Direction
All of the data should be output character for character, except the pictures.

>> START Dataset content

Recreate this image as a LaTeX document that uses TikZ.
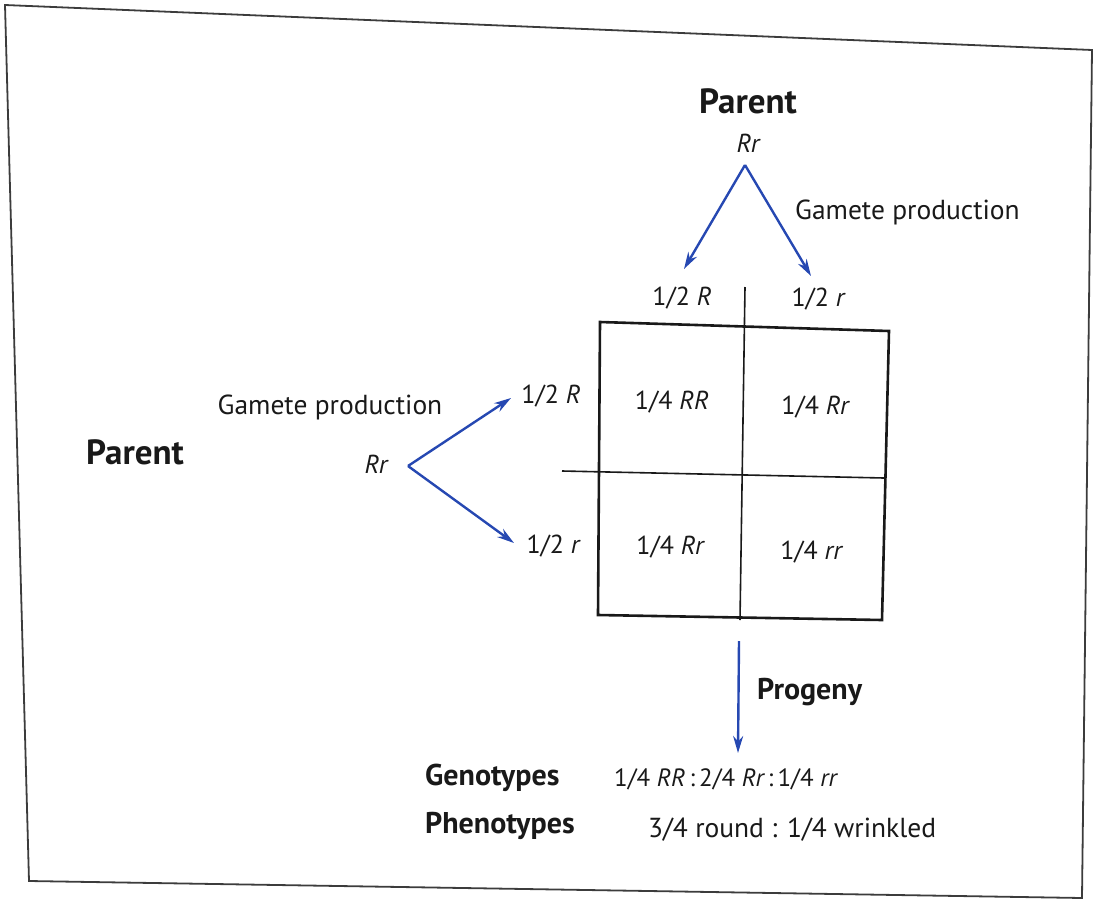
\documentclass[tikz,border=0pt]{standalone}
\usepackage{fontspec}
\setmainfont{PT Sans}
\usetikzlibrary{arrows.meta}
\definecolor{arrowblue}{RGB}{38,72,178}
\definecolor{ink}{RGB}{25,25,25}
\tikzset{
  lbl/.style={text=ink, inner sep=0pt, font=\fontsize{26}{30}\selectfont},
  wide/.style={text=ink, inner sep=0pt, font=\fontsize{27.5}{32}\selectfont},
  head/.style={text=ink, inner sep=0pt, font=\fontsize{30}{36}\selectfont\bfseries},
  bighead/.style={text=ink, inner sep=0pt, font=\fontsize{35}{42}\selectfont\bfseries},
  gam/.style={draw=arrowblue, line width=2.4pt, -{Stealth[length=17pt,width=10pt]}},
  frame/.style={draw=ink!85, line width=1.8pt},
  grid/.style={draw=ink, line width=2.6pt},
  divider/.style={draw=ink, line width=1.6pt}
}
\begin{document}
\begin{tikzpicture}[x=1pt,y=-1pt]
\useasboundingbox (0,0) rectangle (1093,900);
% outer frame
\draw[frame] (5,5) -- (1092,50) -- (1082,898) -- (29,881) -- cycle;

% top parent and its gametes
\node[bighead] (ptop) at (748,101) {Parent};
\node[lbl] (rrtop) at (748,143) {\itshape Rr};
\coordinate (apexT) at (745,165);
\coordinate (tipTL) at (684,269);
\coordinate (tipTR) at (811,276);
\draw[gam] (apexT) -- (tipTL);
\draw[gam] (apexT) -- (tipTR);
\node[wide, anchor=west] (gpT) at (795,212) {Gamete production};
\node[lbl] (gR) at (682,298) {1/2 \itshape R};
\node[lbl] (gr) at (818,299) {1/2 \itshape r};

% left parent and its gametes
\node[bighead] (pleft) at (135,452) {Parent};
\node[lbl] (rrleft) at (376,464) {\itshape Rr};
\node[wide] (gpL) at (330,407) {Gamete production};
\coordinate (apexL) at (408,466);
\coordinate (tipLU) at (511,398);
\coordinate (tipLD) at (514,543);
\draw[gam] (apexL) -- (tipLU);
\draw[gam] (apexL) -- (tipLD);
\node[lbl] (eR) at (551,396) {1/2 \itshape R};
\node[lbl] (er) at (553,546) {1/2 \itshape r};

% Punnett square
\coordinate (sqTL) at (600,322);
\coordinate (sqTR) at (889,331);
\coordinate (sqBR) at (882,620);
\coordinate (sqBL) at (598,615);
\draw[grid, line join=miter] (sqTL) -- (sqTR) -- (sqBR) -- (sqBL) -- cycle;
\coordinate (vTop) at (745,287);
\coordinate (vBot) at (740,620);
\coordinate (hL) at (562,471);
\coordinate (hR) at (884,478);
\draw[divider] (vTop) -- (vBot);
\draw[divider] (hL) -- (hR);
\node[lbl] (cRR) at (672,402) {1/4 \itshape RR};
\node[lbl] (cRr1) at (815,407) {1/4 \itshape Rr};
\node[lbl] (cRr2) at (670,547) {1/4 \itshape Rr};
\node[lbl] (crr) at (811,552) {1/4 \itshape rr};

% progeny
\coordinate (progTop) at (739,641);
\coordinate (progTip) at (738,753);
\draw[gam] (progTop) -- (progTip);
\node[head, anchor=west] (prog) at (757,692) {Progeny};

\node[head, anchor=west] (geno) at (425,778) {Genotypes};
\node[lbl, anchor=west, font=\fontsize{25}{30}\selectfont] (genoR) at (614,779) {1/4 \itshape RR\upshape\,:\,2/4 \itshape Rr\upshape\,:\,1/4 \itshape rr};
\node[head, anchor=west] (pheno) at (425,826) {Phenotypes};
\node[wide, anchor=west] (phenoR) at (648,830) {3/4 round : 1/4 wrinkled};
\end{tikzpicture}
\end{document}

>> END Dataset content

Exercise answer
Recreate this image as a LaTeX document that uses TikZ.
\documentclass[tikz,border=0pt]{standalone}
\usepackage{fontspec}
\setmainfont{PT Sans}
\usetikzlibrary{arrows.meta}
\definecolor{arrowblue}{RGB}{38,72,178}
\definecolor{ink}{RGB}{25,25,25}
\tikzset{
  lbl/.style={text=ink, inner sep=0pt, font=\fontsize{26}{30}\selectfont},
  wide/.style={text=ink, inner sep=0pt, font=\fontsize{27.5}{32}\selectfont},
  head/.style={text=ink, inner sep=0pt, font=\fontsize{30}{36}\selectfont\bfseries},
  bighead/.style={text=ink, inner sep=0pt, font=\fontsize{35}{42}\selectfont\bfseries},
  gam/.style={draw=arrowblue, line width=2.4pt, -{Stealth[length=17pt,width=10pt]}},
  frame/.style={draw=ink!85, line width=1.8pt},
  grid/.style={draw=ink, line width=2.6pt},
  divider/.style={draw=ink, line width=1.6pt}
}
\begin{document}
\begin{tikzpicture}[x=1pt,y=-1pt]
\useasboundingbox (0,0) rectangle (1093,900);
% outer frame
\draw[frame] (5,5) -- (1092,50) -- (1082,898) -- (29,881) -- cycle;

% top parent and its gametes
\node[bighead] (ptop) at (748,101) {Parent};
\node[lbl] (rrtop) at (748,143) {\itshape Rr};
\coordinate (apexT) at (745,165);
\coordinate (tipTL) at (684,269);
\coordinate (tipTR) at (811,276);
\draw[gam] (apexT) -- (tipTL);
\draw[gam] (apexT) -- (tipTR);
\node[wide, anchor=west] (gpT) at (795,212) {Gamete production};
\node[lbl] (gR) at (682,298) {1/2 \itshape R};
\node[lbl] (gr) at (818,299) {1/2 \itshape r};

% left parent and its gametes
\node[bighead] (pleft) at (135,452) {Parent};
\node[lbl] (rrleft) at (376,464) {\itshape Rr};
\node[wide] (gpL) at (330,407) {Gamete production};
\coordinate (apexL) at (408,466);
\coordinate (tipLU) at (511,398);
\coordinate (tipLD) at (514,543);
\draw[gam] (apexL) -- (tipLU);
\draw[gam] (apexL) -- (tipLD);
\node[lbl] (eR) at (551,396) {1/2 \itshape R};
\node[lbl] (er) at (553,546) {1/2 \itshape r};

% Punnett square
\coordinate (sqTL) at (600,322);
\coordinate (sqTR) at (889,331);
\coordinate (sqBR) at (882,620);
\coordinate (sqBL) at (598,615);
\draw[grid, line join=miter] (sqTL) -- (sqTR) -- (sqBR) -- (sqBL) -- cycle;
\coordinate (vTop) at (745,287);
\coordinate (vBot) at (740,620);
\coordinate (hL) at (562,471);
\coordinate (hR) at (884,478);
\draw[divider] (vTop) -- (vBot);
\draw[divider] (hL) -- (hR);
\node[lbl] (cRR) at (672,402) {1/4 \itshape RR};
\node[lbl] (cRr1) at (815,407) {1/4 \itshape Rr};
\node[lbl] (cRr2) at (670,547) {1/4 \itshape Rr};
\node[lbl] (crr) at (811,552) {1/4 \itshape rr};

% progeny
\coordinate (progTop) at (739,641);
\coordinate (progTip) at (738,753);
\draw[gam] (progTop) -- (progTip);
\node[head, anchor=west] (prog) at (757,692) {Progeny};

\node[head, anchor=west] (geno) at (425,778) {Genotypes};
\node[lbl, anchor=west, font=\fontsize{25}{30}\selectfont] (genoR) at (614,779) {1/4 \itshape RR\upshape\,:\,2/4 \itshape Rr\upshape\,:\,1/4 \itshape rr};
\node[head, anchor=west] (pheno) at (425,826) {Phenotypes};
\node[wide, anchor=west] (phenoR) at (648,830) {3/4 round : 1/4 wrinkled};
\end{tikzpicture}
\end{document}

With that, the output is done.